PROMPT:
Write out the material again exactly, please, and omit the pictures.

STORED DATA:
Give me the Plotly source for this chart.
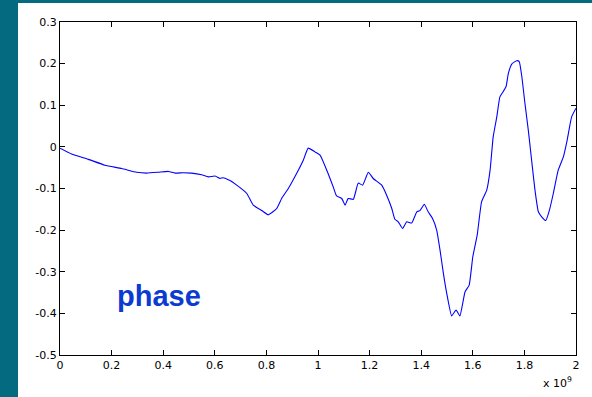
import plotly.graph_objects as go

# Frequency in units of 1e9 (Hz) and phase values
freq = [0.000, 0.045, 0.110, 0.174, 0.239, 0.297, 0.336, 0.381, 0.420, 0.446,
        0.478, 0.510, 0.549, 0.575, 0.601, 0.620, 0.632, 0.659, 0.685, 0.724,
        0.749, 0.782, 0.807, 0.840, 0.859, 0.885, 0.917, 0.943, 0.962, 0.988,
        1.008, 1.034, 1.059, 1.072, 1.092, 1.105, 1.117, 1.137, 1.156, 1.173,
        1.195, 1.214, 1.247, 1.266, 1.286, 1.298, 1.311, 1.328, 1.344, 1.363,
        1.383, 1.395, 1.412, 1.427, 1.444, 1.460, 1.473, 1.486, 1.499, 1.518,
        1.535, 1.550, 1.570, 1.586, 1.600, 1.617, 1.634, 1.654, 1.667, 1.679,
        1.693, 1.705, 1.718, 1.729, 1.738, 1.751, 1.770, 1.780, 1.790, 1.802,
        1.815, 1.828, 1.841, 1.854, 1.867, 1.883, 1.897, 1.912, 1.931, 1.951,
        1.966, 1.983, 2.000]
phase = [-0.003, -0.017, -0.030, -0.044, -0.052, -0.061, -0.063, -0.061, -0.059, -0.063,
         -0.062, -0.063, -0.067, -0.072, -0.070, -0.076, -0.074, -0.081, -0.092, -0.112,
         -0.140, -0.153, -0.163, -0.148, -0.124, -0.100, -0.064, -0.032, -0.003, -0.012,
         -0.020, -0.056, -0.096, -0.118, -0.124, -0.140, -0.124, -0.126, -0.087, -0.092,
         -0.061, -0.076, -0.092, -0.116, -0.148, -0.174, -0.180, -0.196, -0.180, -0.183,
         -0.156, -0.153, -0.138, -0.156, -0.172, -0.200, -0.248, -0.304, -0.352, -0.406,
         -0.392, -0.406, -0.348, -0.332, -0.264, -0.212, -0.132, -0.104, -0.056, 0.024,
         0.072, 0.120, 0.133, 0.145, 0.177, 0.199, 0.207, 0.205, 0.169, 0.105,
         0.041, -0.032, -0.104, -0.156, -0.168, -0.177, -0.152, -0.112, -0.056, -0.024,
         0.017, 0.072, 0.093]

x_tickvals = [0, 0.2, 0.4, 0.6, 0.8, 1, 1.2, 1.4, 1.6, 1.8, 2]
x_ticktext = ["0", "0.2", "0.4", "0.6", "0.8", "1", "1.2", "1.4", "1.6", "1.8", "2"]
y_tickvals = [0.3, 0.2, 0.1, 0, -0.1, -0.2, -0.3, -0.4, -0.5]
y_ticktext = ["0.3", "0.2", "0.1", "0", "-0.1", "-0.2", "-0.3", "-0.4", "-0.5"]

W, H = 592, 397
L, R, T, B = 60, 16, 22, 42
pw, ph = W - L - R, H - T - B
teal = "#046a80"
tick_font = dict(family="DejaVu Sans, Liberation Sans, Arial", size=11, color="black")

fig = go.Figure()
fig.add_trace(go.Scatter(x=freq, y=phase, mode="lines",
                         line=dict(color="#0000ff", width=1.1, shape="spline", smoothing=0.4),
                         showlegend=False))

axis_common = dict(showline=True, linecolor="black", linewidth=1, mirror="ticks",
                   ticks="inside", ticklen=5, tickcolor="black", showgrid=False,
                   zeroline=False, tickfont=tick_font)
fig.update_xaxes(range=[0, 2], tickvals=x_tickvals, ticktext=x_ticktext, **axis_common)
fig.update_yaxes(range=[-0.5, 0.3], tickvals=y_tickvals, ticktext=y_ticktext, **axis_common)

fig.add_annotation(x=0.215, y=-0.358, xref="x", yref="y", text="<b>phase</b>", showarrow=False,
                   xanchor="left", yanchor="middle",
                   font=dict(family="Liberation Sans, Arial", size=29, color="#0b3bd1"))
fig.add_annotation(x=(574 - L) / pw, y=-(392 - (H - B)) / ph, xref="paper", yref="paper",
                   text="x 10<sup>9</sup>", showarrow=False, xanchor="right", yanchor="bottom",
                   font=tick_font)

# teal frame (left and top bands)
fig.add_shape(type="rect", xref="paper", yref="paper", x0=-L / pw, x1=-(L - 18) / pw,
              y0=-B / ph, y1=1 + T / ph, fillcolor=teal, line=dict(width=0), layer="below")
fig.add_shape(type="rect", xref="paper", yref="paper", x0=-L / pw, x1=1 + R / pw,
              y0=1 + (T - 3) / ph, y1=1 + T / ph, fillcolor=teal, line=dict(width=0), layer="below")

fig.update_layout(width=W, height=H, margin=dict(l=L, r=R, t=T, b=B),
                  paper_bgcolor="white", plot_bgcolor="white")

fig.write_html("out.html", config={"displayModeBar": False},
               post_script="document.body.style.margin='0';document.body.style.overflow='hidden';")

ANSWER TO THE TASK:
Give me the Plotly source for this chart.
import plotly.graph_objects as go

# Frequency in units of 1e9 (Hz) and phase values
freq = [0.000, 0.045, 0.110, 0.174, 0.239, 0.297, 0.336, 0.381, 0.420, 0.446,
        0.478, 0.510, 0.549, 0.575, 0.601, 0.620, 0.632, 0.659, 0.685, 0.724,
        0.749, 0.782, 0.807, 0.840, 0.859, 0.885, 0.917, 0.943, 0.962, 0.988,
        1.008, 1.034, 1.059, 1.072, 1.092, 1.105, 1.117, 1.137, 1.156, 1.173,
        1.195, 1.214, 1.247, 1.266, 1.286, 1.298, 1.311, 1.328, 1.344, 1.363,
        1.383, 1.395, 1.412, 1.427, 1.444, 1.460, 1.473, 1.486, 1.499, 1.518,
        1.535, 1.550, 1.570, 1.586, 1.600, 1.617, 1.634, 1.654, 1.667, 1.679,
        1.693, 1.705, 1.718, 1.729, 1.738, 1.751, 1.770, 1.780, 1.790, 1.802,
        1.815, 1.828, 1.841, 1.854, 1.867, 1.883, 1.897, 1.912, 1.931, 1.951,
        1.966, 1.983, 2.000]
phase = [-0.003, -0.017, -0.030, -0.044, -0.052, -0.061, -0.063, -0.061, -0.059, -0.063,
         -0.062, -0.063, -0.067, -0.072, -0.070, -0.076, -0.074, -0.081, -0.092, -0.112,
         -0.140, -0.153, -0.163, -0.148, -0.124, -0.100, -0.064, -0.032, -0.003, -0.012,
         -0.020, -0.056, -0.096, -0.118, -0.124, -0.140, -0.124, -0.126, -0.087, -0.092,
         -0.061, -0.076, -0.092, -0.116, -0.148, -0.174, -0.180, -0.196, -0.180, -0.183,
         -0.156, -0.153, -0.138, -0.156, -0.172, -0.200, -0.248, -0.304, -0.352, -0.406,
         -0.392, -0.406, -0.348, -0.332, -0.264, -0.212, -0.132, -0.104, -0.056, 0.024,
         0.072, 0.120, 0.133, 0.145, 0.177, 0.199, 0.207, 0.205, 0.169, 0.105,
         0.041, -0.032, -0.104, -0.156, -0.168, -0.177, -0.152, -0.112, -0.056, -0.024,
         0.017, 0.072, 0.093]

x_tickvals = [0, 0.2, 0.4, 0.6, 0.8, 1, 1.2, 1.4, 1.6, 1.8, 2]
x_ticktext = ["0", "0.2", "0.4", "0.6", "0.8", "1", "1.2", "1.4", "1.6", "1.8", "2"]
y_tickvals = [0.3, 0.2, 0.1, 0, -0.1, -0.2, -0.3, -0.4, -0.5]
y_ticktext = ["0.3", "0.2", "0.1", "0", "-0.1", "-0.2", "-0.3", "-0.4", "-0.5"]

W, H = 592, 397
L, R, T, B = 60, 16, 22, 42
pw, ph = W - L - R, H - T - B
teal = "#046a80"
tick_font = dict(family="DejaVu Sans, Liberation Sans, Arial", size=11, color="black")

fig = go.Figure()
fig.add_trace(go.Scatter(x=freq, y=phase, mode="lines",
                         line=dict(color="#0000ff", width=1.1, shape="spline", smoothing=0.4),
                         showlegend=False))

axis_common = dict(showline=True, linecolor="black", linewidth=1, mirror="ticks",
                   ticks="inside", ticklen=5, tickcolor="black", showgrid=False,
                   zeroline=False, tickfont=tick_font)
fig.update_xaxes(range=[0, 2], tickvals=x_tickvals, ticktext=x_ticktext, **axis_common)
fig.update_yaxes(range=[-0.5, 0.3], tickvals=y_tickvals, ticktext=y_ticktext, **axis_common)

fig.add_annotation(x=0.215, y=-0.358, xref="x", yref="y", text="<b>phase</b>", showarrow=False,
                   xanchor="left", yanchor="middle",
                   font=dict(family="Liberation Sans, Arial", size=29, color="#0b3bd1"))
fig.add_annotation(x=(574 - L) / pw, y=-(392 - (H - B)) / ph, xref="paper", yref="paper",
                   text="x 10<sup>9</sup>", showarrow=False, xanchor="right", yanchor="bottom",
                   font=tick_font)

# teal frame (left and top bands)
fig.add_shape(type="rect", xref="paper", yref="paper", x0=-L / pw, x1=-(L - 18) / pw,
              y0=-B / ph, y1=1 + T / ph, fillcolor=teal, line=dict(width=0), layer="below")
fig.add_shape(type="rect", xref="paper", yref="paper", x0=-L / pw, x1=1 + R / pw,
              y0=1 + (T - 3) / ph, y1=1 + T / ph, fillcolor=teal, line=dict(width=0), layer="below")

fig.update_layout(width=W, height=H, margin=dict(l=L, r=R, t=T, b=B),
                  paper_bgcolor="white", plot_bgcolor="white")

fig.write_html("out.html", config={"displayModeBar": False},
               post_script="document.body.style.margin='0';document.body.style.overflow='hidden';")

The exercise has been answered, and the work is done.